● **Problem statement**:
From the very first line of the data to the line containing "t_grid = np.round(np.arange(0.0, 18.25, 0.1), 2)", retype everything exactly, leaving the pictures behind.

● **Dataset content**:
<<<<
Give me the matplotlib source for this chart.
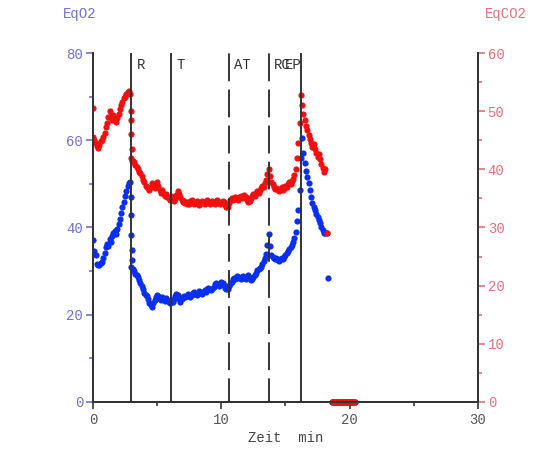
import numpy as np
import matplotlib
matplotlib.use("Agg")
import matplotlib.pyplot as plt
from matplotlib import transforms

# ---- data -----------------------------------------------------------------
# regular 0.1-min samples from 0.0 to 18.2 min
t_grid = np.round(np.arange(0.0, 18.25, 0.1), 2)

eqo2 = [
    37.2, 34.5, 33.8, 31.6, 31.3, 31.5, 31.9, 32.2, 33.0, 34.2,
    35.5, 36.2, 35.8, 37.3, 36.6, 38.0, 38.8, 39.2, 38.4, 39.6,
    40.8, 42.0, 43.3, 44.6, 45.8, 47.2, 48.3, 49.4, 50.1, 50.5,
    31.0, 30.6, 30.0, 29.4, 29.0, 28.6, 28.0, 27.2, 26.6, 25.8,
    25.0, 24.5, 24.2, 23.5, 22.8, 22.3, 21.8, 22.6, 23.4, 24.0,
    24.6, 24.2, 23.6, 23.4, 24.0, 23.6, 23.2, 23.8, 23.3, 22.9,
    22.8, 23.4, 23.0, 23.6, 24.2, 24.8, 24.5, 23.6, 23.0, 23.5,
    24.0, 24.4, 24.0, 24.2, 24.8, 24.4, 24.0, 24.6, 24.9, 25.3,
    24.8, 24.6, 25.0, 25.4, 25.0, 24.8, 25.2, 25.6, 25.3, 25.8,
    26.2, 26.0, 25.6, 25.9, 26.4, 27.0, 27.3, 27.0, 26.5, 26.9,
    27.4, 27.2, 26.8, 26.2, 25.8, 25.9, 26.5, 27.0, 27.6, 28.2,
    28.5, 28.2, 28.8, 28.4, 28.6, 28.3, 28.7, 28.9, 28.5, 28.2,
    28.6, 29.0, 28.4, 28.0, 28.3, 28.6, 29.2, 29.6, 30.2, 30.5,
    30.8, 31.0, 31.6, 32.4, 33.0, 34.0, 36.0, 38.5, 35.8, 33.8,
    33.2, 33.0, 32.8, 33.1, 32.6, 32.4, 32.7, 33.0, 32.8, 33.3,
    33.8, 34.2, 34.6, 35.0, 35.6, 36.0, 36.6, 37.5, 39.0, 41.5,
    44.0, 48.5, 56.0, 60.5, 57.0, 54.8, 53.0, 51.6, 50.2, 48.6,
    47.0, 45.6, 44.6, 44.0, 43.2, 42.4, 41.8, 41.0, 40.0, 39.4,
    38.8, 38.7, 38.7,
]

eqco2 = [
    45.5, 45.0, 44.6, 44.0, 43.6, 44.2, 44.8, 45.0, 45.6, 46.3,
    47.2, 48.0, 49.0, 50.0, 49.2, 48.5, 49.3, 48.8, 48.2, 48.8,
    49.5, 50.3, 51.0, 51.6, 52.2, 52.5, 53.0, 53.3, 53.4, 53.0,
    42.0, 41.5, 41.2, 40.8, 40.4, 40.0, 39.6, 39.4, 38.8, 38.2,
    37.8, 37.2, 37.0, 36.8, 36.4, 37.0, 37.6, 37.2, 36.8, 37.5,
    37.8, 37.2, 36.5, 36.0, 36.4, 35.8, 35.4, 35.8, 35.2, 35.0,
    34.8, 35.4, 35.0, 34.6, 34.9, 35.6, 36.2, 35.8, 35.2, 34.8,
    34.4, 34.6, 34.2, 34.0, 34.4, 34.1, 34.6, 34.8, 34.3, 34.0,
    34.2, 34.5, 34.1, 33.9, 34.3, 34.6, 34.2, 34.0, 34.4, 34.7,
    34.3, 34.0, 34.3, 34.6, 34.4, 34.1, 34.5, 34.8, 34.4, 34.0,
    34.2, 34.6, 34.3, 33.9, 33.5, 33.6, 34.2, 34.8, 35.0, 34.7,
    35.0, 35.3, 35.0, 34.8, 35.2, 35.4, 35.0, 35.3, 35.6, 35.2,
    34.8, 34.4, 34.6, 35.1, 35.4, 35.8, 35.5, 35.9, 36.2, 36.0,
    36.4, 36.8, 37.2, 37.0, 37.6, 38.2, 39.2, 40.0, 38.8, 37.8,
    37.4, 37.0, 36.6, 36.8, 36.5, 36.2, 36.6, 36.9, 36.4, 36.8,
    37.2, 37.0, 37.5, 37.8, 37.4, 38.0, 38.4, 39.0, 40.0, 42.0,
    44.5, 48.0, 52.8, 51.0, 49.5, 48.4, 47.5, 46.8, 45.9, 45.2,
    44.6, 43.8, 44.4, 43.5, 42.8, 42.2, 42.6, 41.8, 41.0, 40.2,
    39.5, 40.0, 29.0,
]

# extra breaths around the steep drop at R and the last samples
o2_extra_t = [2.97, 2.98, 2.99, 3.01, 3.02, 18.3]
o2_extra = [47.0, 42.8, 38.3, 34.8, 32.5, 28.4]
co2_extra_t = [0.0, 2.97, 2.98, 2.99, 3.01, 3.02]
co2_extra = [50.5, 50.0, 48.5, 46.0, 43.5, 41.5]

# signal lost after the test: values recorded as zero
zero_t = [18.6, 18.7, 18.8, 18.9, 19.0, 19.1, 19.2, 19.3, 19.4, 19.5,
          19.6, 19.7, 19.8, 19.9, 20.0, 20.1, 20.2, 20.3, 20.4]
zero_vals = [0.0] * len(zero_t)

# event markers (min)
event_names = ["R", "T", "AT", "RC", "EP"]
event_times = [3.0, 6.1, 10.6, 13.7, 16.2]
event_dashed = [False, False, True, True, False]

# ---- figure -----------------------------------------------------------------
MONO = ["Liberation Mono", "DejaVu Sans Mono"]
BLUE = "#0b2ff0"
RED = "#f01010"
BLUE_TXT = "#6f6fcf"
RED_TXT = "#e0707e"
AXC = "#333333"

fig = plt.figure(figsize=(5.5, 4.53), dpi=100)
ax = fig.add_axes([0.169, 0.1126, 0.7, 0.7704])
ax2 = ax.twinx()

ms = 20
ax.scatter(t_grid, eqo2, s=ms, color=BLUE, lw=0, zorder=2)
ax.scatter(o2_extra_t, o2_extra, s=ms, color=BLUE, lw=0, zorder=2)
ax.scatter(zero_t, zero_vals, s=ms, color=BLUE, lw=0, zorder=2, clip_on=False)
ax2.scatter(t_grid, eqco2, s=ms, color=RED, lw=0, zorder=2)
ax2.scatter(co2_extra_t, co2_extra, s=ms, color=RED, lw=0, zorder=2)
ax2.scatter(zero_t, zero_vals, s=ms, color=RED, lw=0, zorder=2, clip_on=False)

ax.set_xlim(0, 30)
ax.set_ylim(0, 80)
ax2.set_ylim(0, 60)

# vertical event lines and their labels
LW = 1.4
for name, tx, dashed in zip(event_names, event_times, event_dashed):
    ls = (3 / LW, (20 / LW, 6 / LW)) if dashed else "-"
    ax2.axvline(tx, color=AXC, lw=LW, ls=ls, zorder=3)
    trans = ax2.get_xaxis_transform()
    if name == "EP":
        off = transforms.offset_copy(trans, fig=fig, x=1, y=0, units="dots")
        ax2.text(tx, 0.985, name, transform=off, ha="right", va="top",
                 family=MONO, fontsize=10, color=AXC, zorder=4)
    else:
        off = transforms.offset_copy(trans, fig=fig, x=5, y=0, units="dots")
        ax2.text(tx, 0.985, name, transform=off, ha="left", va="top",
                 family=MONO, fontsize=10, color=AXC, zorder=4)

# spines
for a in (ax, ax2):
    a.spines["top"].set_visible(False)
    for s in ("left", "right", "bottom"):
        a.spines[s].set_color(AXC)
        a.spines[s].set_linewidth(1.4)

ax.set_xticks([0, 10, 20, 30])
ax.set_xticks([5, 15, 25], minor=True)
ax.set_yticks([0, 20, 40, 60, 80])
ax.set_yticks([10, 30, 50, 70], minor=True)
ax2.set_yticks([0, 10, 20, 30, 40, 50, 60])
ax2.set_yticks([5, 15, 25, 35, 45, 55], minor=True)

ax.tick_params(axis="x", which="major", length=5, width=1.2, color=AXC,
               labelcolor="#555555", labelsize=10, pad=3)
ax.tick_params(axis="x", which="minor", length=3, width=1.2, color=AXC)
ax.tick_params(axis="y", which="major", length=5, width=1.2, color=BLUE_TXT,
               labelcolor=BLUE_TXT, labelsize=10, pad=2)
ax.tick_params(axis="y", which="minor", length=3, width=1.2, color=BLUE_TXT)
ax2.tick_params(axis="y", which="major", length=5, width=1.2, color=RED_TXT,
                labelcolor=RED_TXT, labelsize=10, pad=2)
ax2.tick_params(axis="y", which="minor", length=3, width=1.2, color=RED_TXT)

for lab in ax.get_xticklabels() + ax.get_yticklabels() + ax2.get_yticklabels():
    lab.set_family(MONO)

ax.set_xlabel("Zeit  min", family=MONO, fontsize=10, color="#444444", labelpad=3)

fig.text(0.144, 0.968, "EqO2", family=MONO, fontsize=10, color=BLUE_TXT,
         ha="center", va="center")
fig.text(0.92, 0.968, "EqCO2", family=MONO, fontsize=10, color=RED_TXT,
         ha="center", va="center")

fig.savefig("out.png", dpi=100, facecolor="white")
>>>>
● **Output of the task**:
Give me the matplotlib source for this chart.
import numpy as np
import matplotlib
matplotlib.use("Agg")
import matplotlib.pyplot as plt
from matplotlib import transforms

# ---- data -----------------------------------------------------------------
# regular 0.1-min samples from 0.0 to 18.2 min
t_grid = np.round(np.arange(0.0, 18.25, 0.1), 2)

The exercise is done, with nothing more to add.